May we always keep our Fiat as the constant hymn on our lips. May it always be our response in our joys, the “magnificats” in our lives when we can only give gratitude to God, for the “great things” we have received. May it always be our response in the sorrows, the “stabat maters” in life where we are challenged to exercise the virtue of hope in His promises; when our purpose, meaning, and reason for life seem to have been torn from our very hearts, and we are rendered unable to find words to sing praise, except the words of Our Lady, “Let it be done unto me according to thy will,” a prelude to the words of Christ, “Thy will be done, on earth as it is in Heaven.” May our thoughts, words, and deeds be a “remix” of their words, a resounding symphony of our own Fiat. May we please the ears of our Father in Heaven, all the Saints and Angels, and especially Our Lady- may they shout “Bravo!” “Encore!” to our “solo,” our unique contribution to the Heavenly Hymn of praise.
Lord God, the day of our salvation dawned when the Blessed Virgin gave birth to Your Son. As we celebrate her nativity, grant us Your grace and Your peace. We make our prayer through our Lord Jesus Christ. Amen.
Saint Dominic, 1170-1221
Spanish priest and founder of the Dominican Order.
An excerpt from The Lives of the Brethren of the Order of Preachers, compiled by Blessed Humbert de Romans, AD1277.
Suddenly he was rapt in spirit before God and saw Our Lord and the Blessed Virgin sitting at His right. It seemed to Blessed Dominic that Our Lady was wearing a cape of bright blue, the color of sapphire. As Blessed Dominic looked around, he could see religious of all the orders but his own around the throne of God, so that he began to weep bitterly and stood far away, not daring to approach the Lord and His mother. Then Our Lady motioned for him to come near. But he would not dare, until Our Lord Himself also called him. Then Blessed Dominic cast himself before them weeping bitterly.

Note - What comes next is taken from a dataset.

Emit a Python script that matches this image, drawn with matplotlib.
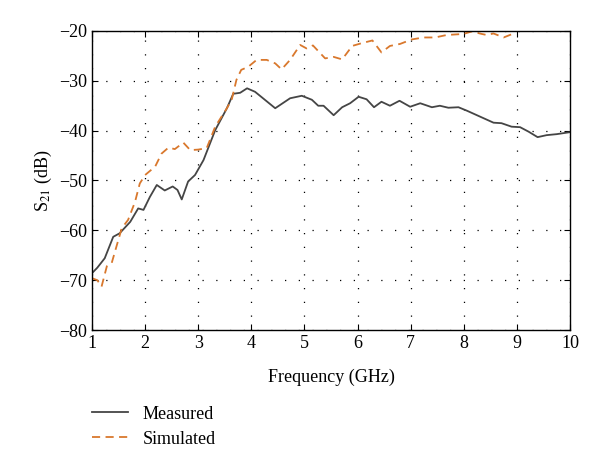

But Our Lord told him to rise, and when he did, Our Lord asked him, “Why are you weeping so?”
“I am weeping because I see all the other orders here but no sign of my own.”
And the Lord said to him, “Do you want to see your Order?” and he answered, “Yes, Lord.”
Then Our Lord, putting his hand upon the shoulders of the Blessed Virgin, said to Blessed Dominic, “I have entrusted your Order to my Mother.” Then he asked him again, “Do you still wish to see your Order?” and again he answered “Yes, Lord.”
Then the Blessed Virgin opened the cape which covered her and spread it out before Blessed Dominic, to whom it seemed vast enough to cover the entire heaven and, under it, he saw a large multitude of the brethren. Then prostrating himself, Blessed Dominic gave thanks to God and to Blessed Mary His Mother. After that the vision disappeared and he returned to himself just as the bell rang for Matins.
Saint Mary of the Cross MacKillop, 1842-1909
Australian Religious Sister, foundress of the Sisters of Saint Joseph.
An excerpt from a letter written to her mother, Flora: from May 14th 1867, shortly after the founding of her new Congregation.
Oh, I have long been sick and weary of the world and its cares, of its false pleasures and delights. Still, I could not wish to leave it as long as I thought God willed my stay in it. I have such an earnest longing for the Order of Saint Joseph and know well how hard it will be to get it established here, but everything God blesses will prosper, and surely His blessing attends this holy Order; none other is so fitted for the wants of this Colony… think, dear Mamma, of the work that is to be done, and how few there are to do it, and thank God for permitting a child of yours to be one, the least worthy, of the workers. If our work be so pleasing to Him, will He not console and bless you, dear Mamma, for having first lead me to love Him?
From Mary MacKillop and Flora (2004), edited by Sheila McCreanor.